Nigeria is at a critical juncture in its development journey, and the window of opportunity is narrowing. More than six in 10 Nigerians face high deprivations in clean energy, healthcare, education, and basic infrastructure, among other areas, leading to deteriorating living standards. To compound the situation, Domestic Resource Mobilisation, which holds the key to unlocking Nigeria’s potential and creating fiscal space for transformational investments in these vital sectors, and to withstand unforeseen shocks, is facing significant challenges. Now, more than ever, President Bola Tinubu must quickly fix these DRM challenges, as the nation’s prosperity and the well-being of its citizens are contingent on his actions.
DRM is critical to Nigeria’s financing needs for several reasons. First, it offers a reliable alternative to external sources of finance like the Official Development Assistance and debt, which often come with the burden of debt servicing. Moreover, the exchange rate depreciation and rising global interest rates have made debt financing less viable for Nigeria’s spending plans. The escalating debt servicing is taking up a significant chunk of government revenue, making this approach unsustainable. According to a 2023 debt report by the ONE Campaign, an alarming 91 per cent of Federal Government’s revenue was spent on servicing debt in 2021; a stark contrast compared to only 29 per cent in 2014.
Prioritising DRM in Nigeria can unlock a powerful engine for economic growth and sustainable development, ensuring greater autonomy and control over its financial destiny. However, successful domestic resource mobilisation requires overcoming significant hurdles, particularly lower tax rates and tax avoidance, which hinder the development of a robust and diversified tax base, undermining the overall tax revenue collected. For instance, while Ghana imposes a 175 per cent excise tax on tobacco, Nigeria’s rate stands at 30 per cent ad valorem (plus N4.2) per cigarette stick.

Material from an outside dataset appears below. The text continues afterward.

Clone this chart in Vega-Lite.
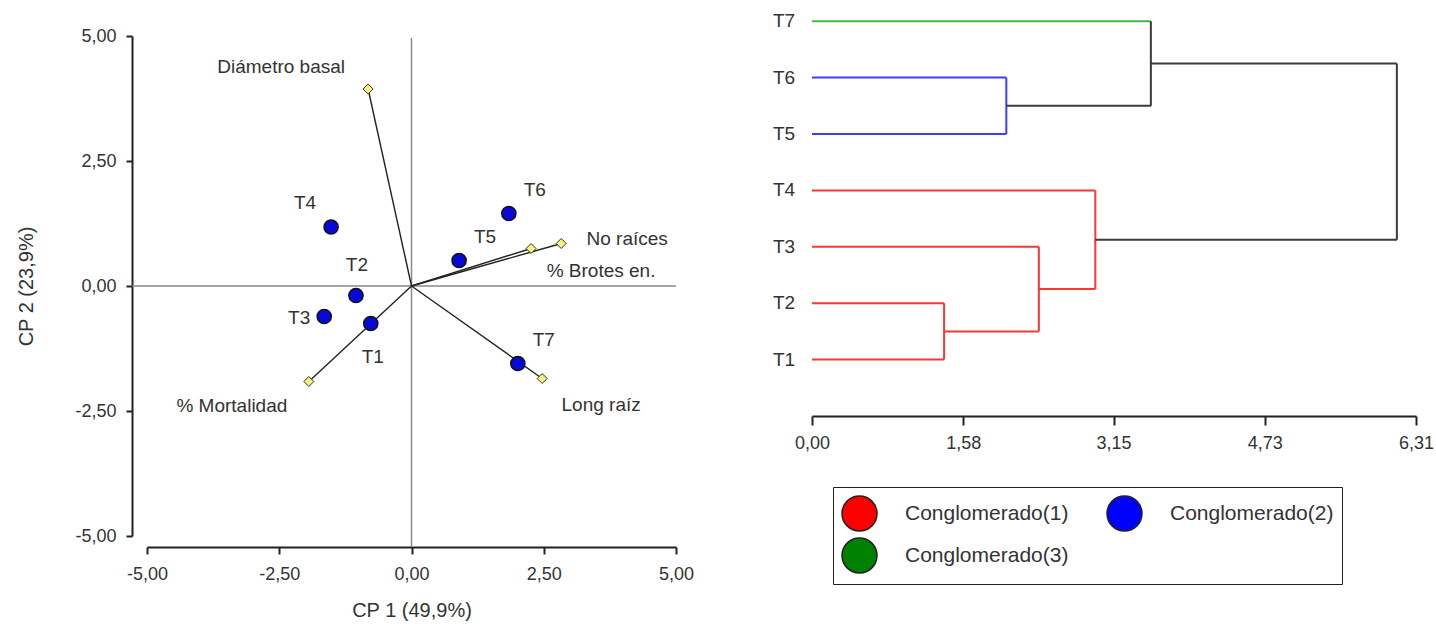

Similarly, the DRM efforts face challenges from a large informal economy, where businesses do not report their income and hence remain mostly untaxed. The government must explore ways to incentivise informal businesses to formalise their operations and be included in the tax base. One way to do that is to leverage digital platforms to establish a robust database of informal players that can serve as a decision-making tool for fiscal management of the sector.
The Federal Government’s use of tax incentives has also been ineffective and opaque, further limiting its revenue generation. While tax incentives can be beneficial for attracting investments, global best practices demand regular assessments to ensure they achieve their intended objectives. Unfortunately, there has been a significant absence of statutory evaluation and reporting of the budgetary and financial impacts of tax incentives in Nigeria. Only once, in 2019, did the government disclose the financial implications of the tax incentives issued, revealing that N1.2tn ($2.76bn) in Corporate Income Tax waivers were granted—more than double the amount spent on healthcare that year. Such lack of transparency raises concerns about the true effectiveness of these measures in achieving their intended goals. To ensure greater transparency, the president must commit to a series of policy reforms, including annual reporting of tax incentives granted and publishing studies evaluating the potential impact of these incentives.
Additionally, Nigeria faces the challenge of illicit financial flows, which involve the illegal movement of money from one country to another, resulting in a drain on government revenue. These flows are driven by tax evasion, illegal extractive activities, trade misinvoicing, corruption, and transborder financial crimes. Beyond depleting valuable resources, these illicit activities exacerbate inequality and impede the country’s overall development. The 2021 State of Tax Justice Report revealed an annual loss of $1.8bn through corporate tax abuse in Nigeria. If properly taxed, these funds could yield billions of Naira that could be spent on crucial areas such as social protection, healthcare, and education, significantly benefiting the nation’s well-being and progress.
Nigeria must also focus on improving its financial planning. Poor financial planning is one of the key factors contributing to the country’s DRM failures, resulting in underinvestment in transformational areas and heavy reliance on borrowing. Struggling to predict and achieve revenue targets and consistently falling short by an average of 29 per cent every year since 2014 highlight the urgency of addressing this issue.
Nigerians have a crucial role to play in holding their leaders accountable and demanding transparency in fiscal management. They must actively engage with the government’s initiatives, monitor the use of resources and advocate inclusive and equitable policies.
Unlocking Nigeria’s potential requires bold and decisive actions. With strong political will, effective leadership, well-thought-out policies and active citizen participation aimed at improving domestic resource mobilisation, Nigeria can embark on a path of growth and sustainable development, ultimately improving the well-being of its people.